Kicks for Kids was planned out initially as Gose’s project for DECA, a career and technical student organization the high school’s marketing class has been a part of, and a competition that will be held later on in the school year put on by the organization. As a third-year marketing student, Gose was tasked with putting together the project, and came up with the fundraising mechanisms via initiatives that were tried in the past.

“Two years ago, there was a Bowl-a-thon and we were supposed to start Kicks for Kids, but it wasn’t as prepared as we liked it to be, and so being able to be a Marketing 1 student and recognize that, and have that be my focus in the next two years, it really worked out because I got to see what not to do, and then how we could change it and make it successful,” Gose said.

Gose, who also volunteers in her mom’s classroom at Hoppin from time to time, said the big motivator for starting the initiative was seeing the students in the classroom and wanting to do something to give back to them.

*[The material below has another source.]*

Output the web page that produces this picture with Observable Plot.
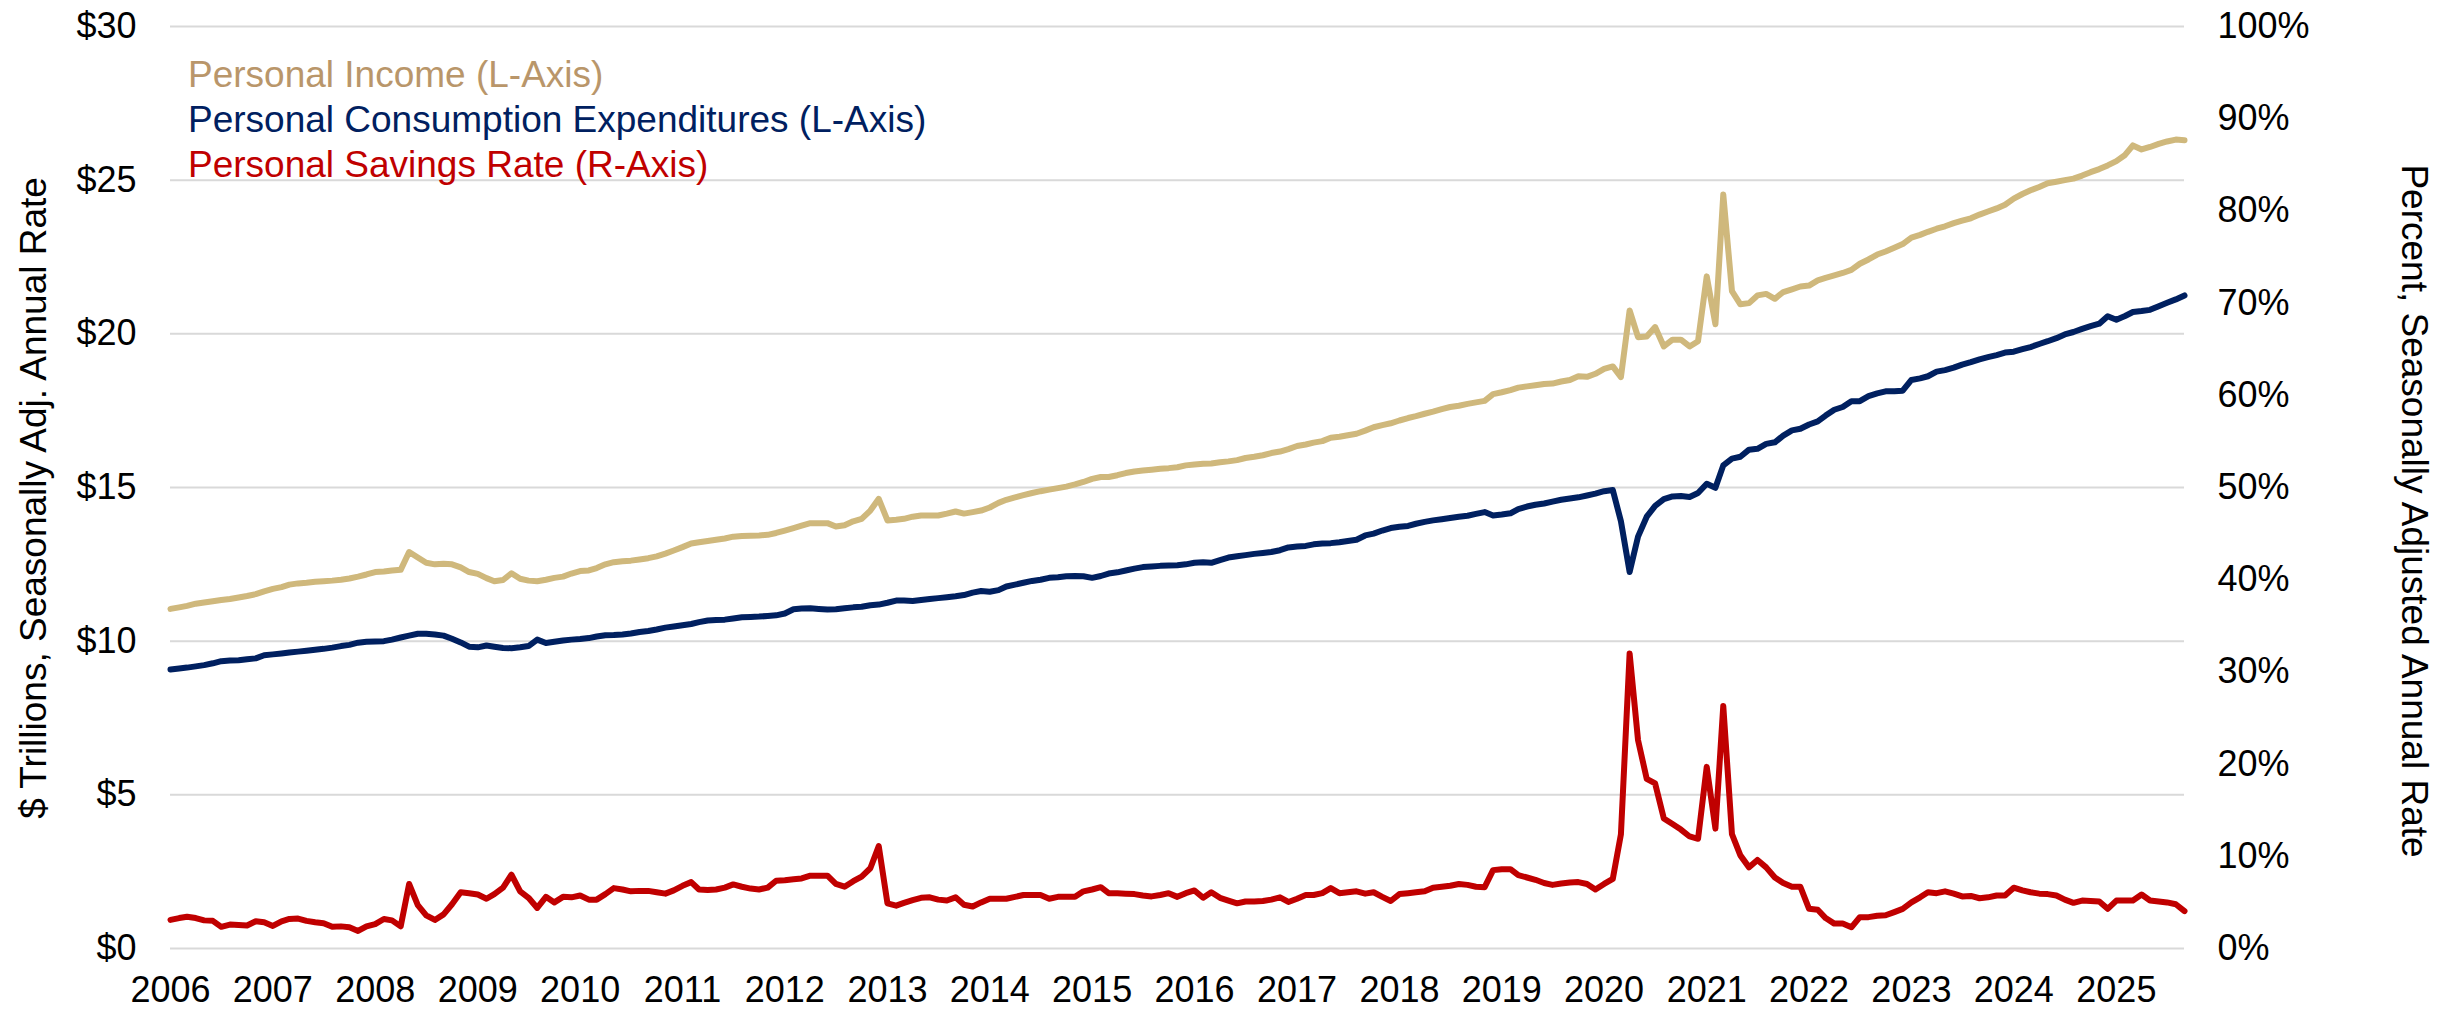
<!DOCTYPE html>
<html><head><meta charset="utf-8">
<script src="https://cdn.jsdelivr.net/npm/d3@7"></script>
<script src="https://cdn.jsdelivr.net/npm/@observablehq/plot@0.6"></script>
<style>
html,body{margin:0;padding:0;background:#fff;}
#wrap{position:relative;width:2458px;height:1010px;font-family:"Liberation Sans",Arial,sans-serif;overflow:hidden;}
.legend{position:absolute;left:188px;top:52px;font-size:37px;line-height:45px;white-space:nowrap;}
.ytitle{position:absolute;font-size:37px;white-space:nowrap;color:#000;transform-origin:center center;}
</style></head><body><div id="wrap"></div>
<script>
// ---- data (monthly, Jan 2006 – Sep 2025) ----
const startYear = 2006;
const seriesNames = ["Personal Income (L-Axis)", "Personal Consumption Expenditures (L-Axis)", "Personal Savings Rate (R-Axis)"];
const leftTicks = [0, 5, 10, 15, 20, 25, 30];
const rightTicks = [0, 10, 20, 30, 40, 50, 60, 70, 80, 90, 100];
const yearTicks = [2006,2007,2008,2009,2010,2011,2012,2013,2014,2015,2016,2017,2018,2019,2020,2021,2022,2023,2024,2025];

// Personal Income, $ trillions SAAR
const personalIncome = [
11.05,11.10,11.15,11.22,11.26,11.30,11.34,11.37,11.42,11.47,11.53,11.62,
11.70,11.76,11.84,11.88,11.90,11.93,11.95,11.97,12.00,12.04,12.10,12.17,
12.25,12.27,12.30,12.32,12.90,12.72,12.55,12.50,12.52,12.50,12.40,12.25,
12.19,12.05,11.95,11.99,12.21,12.03,11.97,11.95,12.00,12.06,12.10,12.20,
12.28,12.30,12.38,12.50,12.57,12.60,12.62,12.66,12.70,12.76,12.85,12.95,
13.06,13.18,13.22,13.26,13.30,13.34,13.40,13.42,13.43,13.44,13.46,13.52,
13.60,13.68,13.76,13.84,13.84,13.84,13.73,13.77,13.90,13.98,14.25,14.63,
13.93,13.95,13.98,14.05,14.09,14.09,14.09,14.15,14.22,14.15,14.20,14.25,
14.35,14.50,14.60,14.68,14.75,14.82,14.88,14.93,14.98,15.03,15.10,15.18,
15.28,15.34,15.34,15.40,15.47,15.52,15.55,15.58,15.61,15.63,15.66,15.72,
15.75,15.77,15.78,15.82,15.85,15.89,15.96,16.00,16.05,16.12,16.17,16.25,
16.35,16.40,16.46,16.51,16.62,16.65,16.70,16.75,16.85,16.96,17.03,17.09,
17.18,17.26,17.32,17.40,17.47,17.55,17.62,17.66,17.72,17.77,17.82,18.04,
18.10,18.17,18.25,18.29,18.33,18.37,18.38,18.45,18.50,18.62,18.60,18.70,
18.86,18.94,18.59,20.76,19.89,19.91,20.22,19.59,19.81,19.81,19.59,19.76,
21.87,20.31,24.53,21.39,20.96,21.00,21.25,21.30,21.14,21.36,21.45,21.54,
21.57,21.74,21.82,21.90,21.98,22.08,22.28,22.42,22.58,22.68,22.80,22.92,
23.13,23.22,23.32,23.42,23.50,23.60,23.68,23.76,23.88,23.98,24.08,24.20,
24.40,24.55,24.67,24.78,24.90,24.95,25.00,25.05,25.15,25.26,25.36,25.48,
25.62,25.82,26.13,26.00,26.08,26.18,26.26,26.32,26.30
];

// Personal Consumption Expenditures, $ trillions SAAR
const consumption = [
9.08,9.11,9.14,9.18,9.22,9.28,9.35,9.37,9.38,9.41,9.44,9.54,
9.57,9.60,9.63,9.66,9.69,9.72,9.75,9.79,9.84,9.88,9.95,9.98,
9.99,10.00,10.05,10.12,10.18,10.24,10.24,10.22,10.18,10.08,9.96,9.82,
9.80,9.86,9.82,9.78,9.77,9.80,9.84,10.05,9.94,9.98,10.02,10.05,
10.07,10.10,10.15,10.19,10.20,10.22,10.25,10.30,10.33,10.38,10.44,10.48,
10.52,10.56,10.62,10.67,10.69,10.70,10.74,10.78,10.79,10.80,10.82,10.84,
10.90,11.04,11.06,11.07,11.05,11.03,11.04,11.07,11.10,11.12,11.17,11.19,
11.25,11.32,11.32,11.31,11.34,11.37,11.40,11.43,11.46,11.50,11.58,11.63,
11.61,11.66,11.78,11.84,11.90,11.96,12.00,12.06,12.08,12.11,12.12,12.11,
12.06,12.12,12.20,12.24,12.30,12.36,12.41,12.43,12.45,12.46,12.47,12.50,
12.55,12.57,12.55,12.64,12.72,12.76,12.80,12.84,12.87,12.90,12.96,13.05,
13.08,13.10,13.15,13.18,13.19,13.22,13.26,13.30,13.44,13.50,13.60,13.68,
13.72,13.75,13.82,13.88,13.93,13.97,14.01,14.05,14.08,14.14,14.20,14.09,
14.12,14.16,14.30,14.38,14.44,14.48,14.54,14.60,14.64,14.68,14.74,14.80,
14.88,14.92,13.90,12.25,13.40,14.05,14.40,14.62,14.71,14.72,14.69,14.82,
15.12,14.99,15.72,15.94,16.00,16.23,16.26,16.42,16.47,16.69,16.86,16.91,
17.05,17.15,17.34,17.53,17.62,17.81,17.81,17.97,18.06,18.13,18.13,18.15,
18.50,18.55,18.62,18.77,18.82,18.90,19.00,19.08,19.17,19.24,19.31,19.39,
19.42,19.50,19.57,19.67,19.76,19.86,19.98,20.06,20.16,20.25,20.33,20.57,
20.46,20.58,20.71,20.74,20.78,20.90,21.01,21.12,21.25
];

// Personal Savings Rate, percent
const savingsRate = [
3.10,3.30,3.45,3.30,3.05,3.00,2.35,2.60,2.55,2.50,2.95,2.85,
2.45,2.95,3.20,3.25,3.00,2.85,2.75,2.35,2.40,2.30,1.90,2.40,
2.65,3.20,3.05,2.40,7.00,4.70,3.60,3.10,3.70,4.80,6.10,6.00,
5.85,5.40,5.90,6.60,8.00,6.20,5.50,4.40,5.60,5.00,5.60,5.55,
5.75,5.30,5.30,5.90,6.55,6.40,6.20,6.25,6.25,6.10,5.95,6.30,
6.80,7.20,6.40,6.35,6.40,6.60,6.95,6.70,6.50,6.40,6.60,7.35,
7.40,7.50,7.60,7.90,7.90,7.90,7.00,6.70,7.30,7.80,8.70,11.10,
4.90,4.65,4.95,5.25,5.50,5.55,5.30,5.20,5.55,4.75,4.55,5.00,
5.40,5.40,5.40,5.60,5.80,5.80,5.80,5.40,5.60,5.60,5.60,6.20,
6.40,6.65,6.00,6.00,5.95,5.90,5.75,5.65,5.80,6.00,5.60,6.00,
6.30,5.50,6.10,5.50,5.20,4.90,5.10,5.10,5.15,5.30,5.55,5.05,
5.40,5.80,5.80,6.00,6.55,6.00,6.10,6.20,5.95,6.10,5.60,5.15,
5.90,6.00,6.10,6.20,6.60,6.70,6.80,7.00,6.90,6.70,6.65,8.50,
8.60,8.60,7.95,7.70,7.45,7.10,6.90,7.05,7.15,7.20,7.00,6.40,
7.00,7.55,12.40,32.00,22.60,18.40,17.90,14.10,13.50,12.90,12.15,11.90,
19.70,13.00,26.30,12.40,10.10,8.80,9.60,8.80,7.70,7.10,6.70,6.70,
4.30,4.20,3.30,2.70,2.70,2.30,3.40,3.40,3.55,3.60,3.95,4.30,
5.00,5.55,6.10,6.00,6.20,5.95,5.65,5.70,5.45,5.55,5.75,5.75,
6.60,6.30,6.10,5.95,5.90,5.75,5.30,4.95,5.20,5.15,5.10,4.30,
5.20,5.20,5.20,5.85,5.20,5.10,5.00,4.80,4.05
];

const colors = {income: "#CFB87C", pce: "#002060", savings: "#C00000"};
const legendColors = ["#B9966A", "#002060", "#C00000"];

// ---- build ----
const rows = personalIncome.map((v, i) => ({
  date: new Date(Date.UTC(startYear, i, 1)),
  income: v,
  pce: consumption[i],
  sr: savingsRate[i]
}));
const pctToLeft = p => p * 30 / 100;   // right axis 0–100% maps onto left 0–30
const xTicks = yearTicks.map(y => new Date(Date.UTC(y, 0, 1)));

const chart = Plot.plot({
  width: 2458,
  height: 1010,
  marginLeft: 170,
  marginRight: 274,
  marginTop: 26,
  marginBottom: 62,
  style: {fontFamily: "'Liberation Sans', Arial, sans-serif", fontSize: "36px", color: "#000", background: "#fff", overflow: "visible"},
  x: {type: "utc", domain: [rows[0].date, rows[rows.length - 1].date]},
  y: {domain: [0, 30]},
  marks: [
    Plot.gridY(leftTicks, {stroke: "#d9d9d9", strokeOpacity: 1, strokeWidth: 2}),
    Plot.axisY(leftTicks, {anchor: "left", tickSize: 0, tickPadding: 34, label: null, fontSize: 36, tickFormat: d => "$" + d}),
    Plot.axisY(rightTicks.map(pctToLeft), {anchor: "right", tickSize: 0, tickPadding: 33, label: null, fontSize: 36, tickFormat: d => Math.round(d * 100 / 30) + "%"}),
    Plot.axisX(xTicks, {anchor: "bottom", tickSize: 0, tickPadding: 28, label: null, fontSize: 36, tickFormat: d => String(d.getUTCFullYear())}),
    Plot.lineY(rows, {x: "date", y: "income", stroke: colors.income, strokeWidth: 6}),
    Plot.lineY(rows, {x: "date", y: "pce", stroke: colors.pce, strokeWidth: 6}),
    Plot.lineY(rows, {x: "date", y: d => pctToLeft(d.sr), stroke: colors.savings, strokeWidth: 6})
  ]
});

const wrap = document.getElementById("wrap");
chart.style.position = "absolute";
chart.style.left = "0px";
chart.style.top = "0px";
wrap.appendChild(chart);

const legend = document.createElement("div");
legend.className = "legend";
seriesNames.forEach((name, i) => {
  const line = document.createElement("div");
  line.textContent = name;
  line.style.color = legendColors[i];
  legend.appendChild(line);
});
wrap.appendChild(legend);

function addTitle(text, cx, cy, angle) {
  const t = document.createElement("div");
  t.className = "ytitle";
  t.textContent = text;
  wrap.appendChild(t);
  const w = t.offsetWidth, h = t.offsetHeight;
  t.style.left = (cx - w / 2) + "px";
  t.style.top = (cy - h / 2) + "px";
  t.style.transform = `rotate(${angle}deg)`;
}
addTitle("$ Trillions, Seasonally Adj. Annual Rate", 34, 498, -90);
addTitle("Percent, Seasonally Adjusted Annual Rate", 2413, 511, 90);
</script></body></html>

Cruz, on the other hand, was not initially involved with the project, being just a second-year marketing student, but after seeing the potential impact of the initiative, decided to join Gose.

“I saw what Maggie was doing, and I started getting to wrapping presents, making the little labels like from Santa to the kids, and from there, when we went shopping for the kids is when we jumped in together as a team,” Cruz said. “It wasn’t really my project, I’m in Marketing 2, but I wanted to help them because I saw what they were doing and the impact it’s making, and I wanted to be a part of it.”

The two worked hard to put the project together and shop for the shoes during their lunch break at school, while Gose mainly secured the business sponsorships and kept them apprised of the pair’s progress.

“I still get into contact with some of them today, they’re asking how it’s going and so I’m keeping them updated, and that’s really nice,” Gose said.

They said there is still fundraised money left over that will be used to continue Kicks for Kids for the foreseeable future.

“We want to leave some money for next year so they have a foundation to get started off of, too,” Cruz said.

The pair’s endeavor has also caught the attention of local social media, where they have received a lot of compliments for their work. Cruz said having the publicity is good for the community to know what’s going on.

“If you go on Facebook, and you go through the comments, they’re like, ‘Oh, my student got shoes and I didn’t know who was behind the scenes,’ and it was a little moment for us, like, oh my goodness, it’s actually making an impact for these kids,” Cruz said.

“Being able to see this project, we did the right thing. Being able to see that has been very rewarding for all the hours we put in wrapping the presents,” Gose said.

Muffley, the marketing teacher, said he was proud of Gose, Cruz, and the rest of his marketing students, for doing their part to make the fundraiser successful.

“I am always proud of my students. I’m hard on them, but they don’t realize deep down inside, this is why I do what I do, because I love my kids,” Muffley said. “It’s one of those things that they can take this and learn from this, and then they can carry it on to somebody else down the road. This is something they can take with them for the rest of their life.”

Overall, Gose and Cruz said they learned quite a bit from the Kicks for Kids campaign, and whether or not the project gets recognition or top marks from the DECA competition, being able to give back was the key thing they took away from it.

“We’re doing something, we’re making the difference that needs to be made,” Gose said.